Napier City Council agreed to adopt the review earlier this year, and Hastings District Council agreed last week - conditional on the regional council also agreeing to adopt.
Previously, the regional council's concerns were that the strategy did not effectively address the issue of urban development on fertile soils, had a timeframe which was too long and did not address issues such as "land-banking".
After a lengthy debate on whether the document addressed these concerns, all but two councillors voted to adopt the review.
One was councillor Peter Beaven, who has been outspoken against HPUDS because of the lack of protection it offers the region's soils. Yesterday he said this was among the range of issues the "fundamentally wrong" strategy still did not address.
He did not "see how any sane person can support this strategy, it's nuts".
"I've sat here over my lifetime watching Hastings expand out not up. In my lifetime I've seen 2000 hectares of land taken for that.
"The councils are incredibly lazy, they will take the easy option for the next 30 years. We need to fire a shot across their bows so they take the whole business of protecting our valuable soils seriously."
His concerns were echoed by several other councillors, and Maori committee chairman Mike Mohi.

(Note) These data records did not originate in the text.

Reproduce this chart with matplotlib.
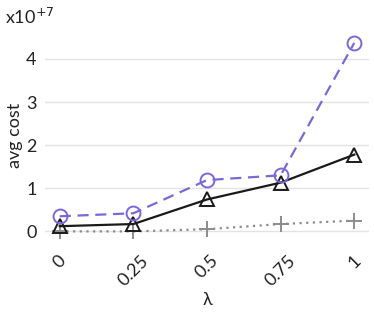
import matplotlib
matplotlib.use("Agg")
import matplotlib.pyplot as plt

plt.rcParams['font.family'] = ['Lato', 'DejaVu Sans']

lam = [0, 0.25, 0.5, 0.75, 1]
lam_labels = ['0', '0.25', '0.5', '0.75', '1']
circle_cost = [0.35, 0.42, 1.19, 1.30, 4.37]
triangle_cost = [0.12, 0.17, 0.74, 1.13, 1.78]
plus_cost = [0.0, 0.0, 0.05, 0.17, 0.25]

fig = plt.figure(figsize=(3.74, 3.12), dpi=100)
ax = fig.add_axes([45/374, 72/312, 324/374, 210/312])

ax.plot(lam, plus_cost, color='#8c8c8c', linestyle=(0, (1, 2)), linewidth=1.6,
        marker='+', markersize=11, markeredgewidth=1.4, zorder=3)
ax.plot(lam, triangle_cost, color='#1a1a1a', linestyle='-', linewidth=1.6,
        marker='^', markersize=10, markerfacecolor='none', markeredgewidth=1.4, zorder=4)
ax.plot(lam, circle_cost, color='#7b68d8', linestyle=(0, (5, 3)), linewidth=1.6,
        marker='o', markersize=10, markerfacecolor='none', markeredgewidth=1.4, zorder=5)

ax.set_xlim(-0.05, 1.05)
ax.set_ylim(-0.2, 4.67)
ax.set_yticks([0, 1, 2, 3, 4])
ax.set_yticklabels(['0', '1', '2', '3', '4'])
ax.set_xticks(lam)
ax.set_xticklabels(lam_labels, rotation=45, ha='center', va='top')
ax.tick_params(axis='both', length=0, labelsize=13, colors='#222222', pad=6)
ax.tick_params(axis='x', pad=9)
ax.grid(axis='y', color='#e3e3e3', linewidth=1)
ax.set_axisbelow(True)
for s in ax.spines.values():
    s.set_visible(False)

ax.set_xlabel('λ', fontsize=13, color='#222222', labelpad=2)
ax.set_ylabel('avg cost', fontsize=13, color='#222222', labelpad=2)
fig.text(5/374, 1 - 24/312, 'x10$^{+7}$', fontsize=13, color='#222222')

fig.savefig('out.png', dpi=100)
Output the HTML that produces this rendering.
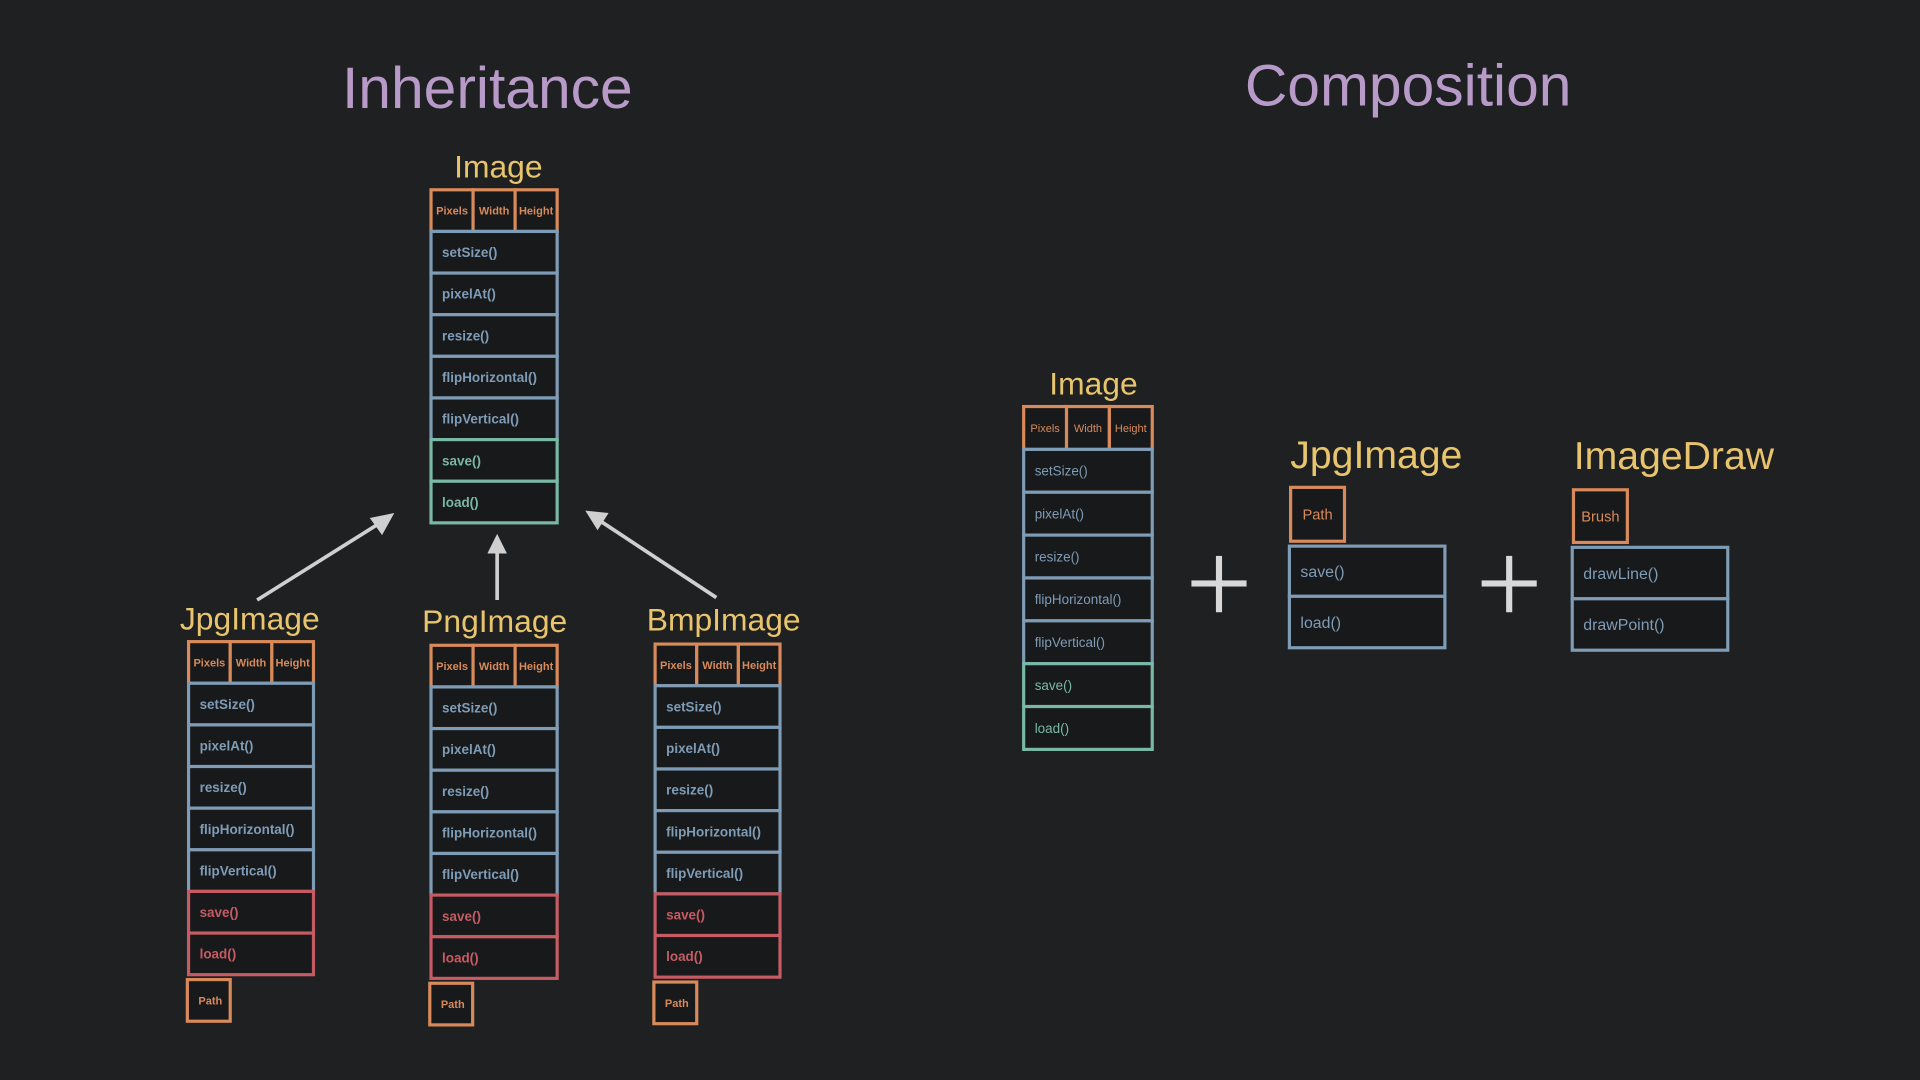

Advocating to remain involved, councillor Fenton Wilson said: "If we support this today the issues that have been raised are going to be front and centre going forward.
"If we don't support this really what are we achieving, nothing."
Rejecting the review would mean all the work done on it was wasted, and would be an "impotent move", councillor Alan Dick said.
"Napier and Hastings will simply just carry on and do their developments in accordance with the plan.
"[If we] turn this down we're really not achieving much other than we're no longer a player, as we have been."
Councillor Paul Bailey also voted against the motion. Two councillors - Rick Barker and Tom Belford - were not able to attend Wednesday's meeting.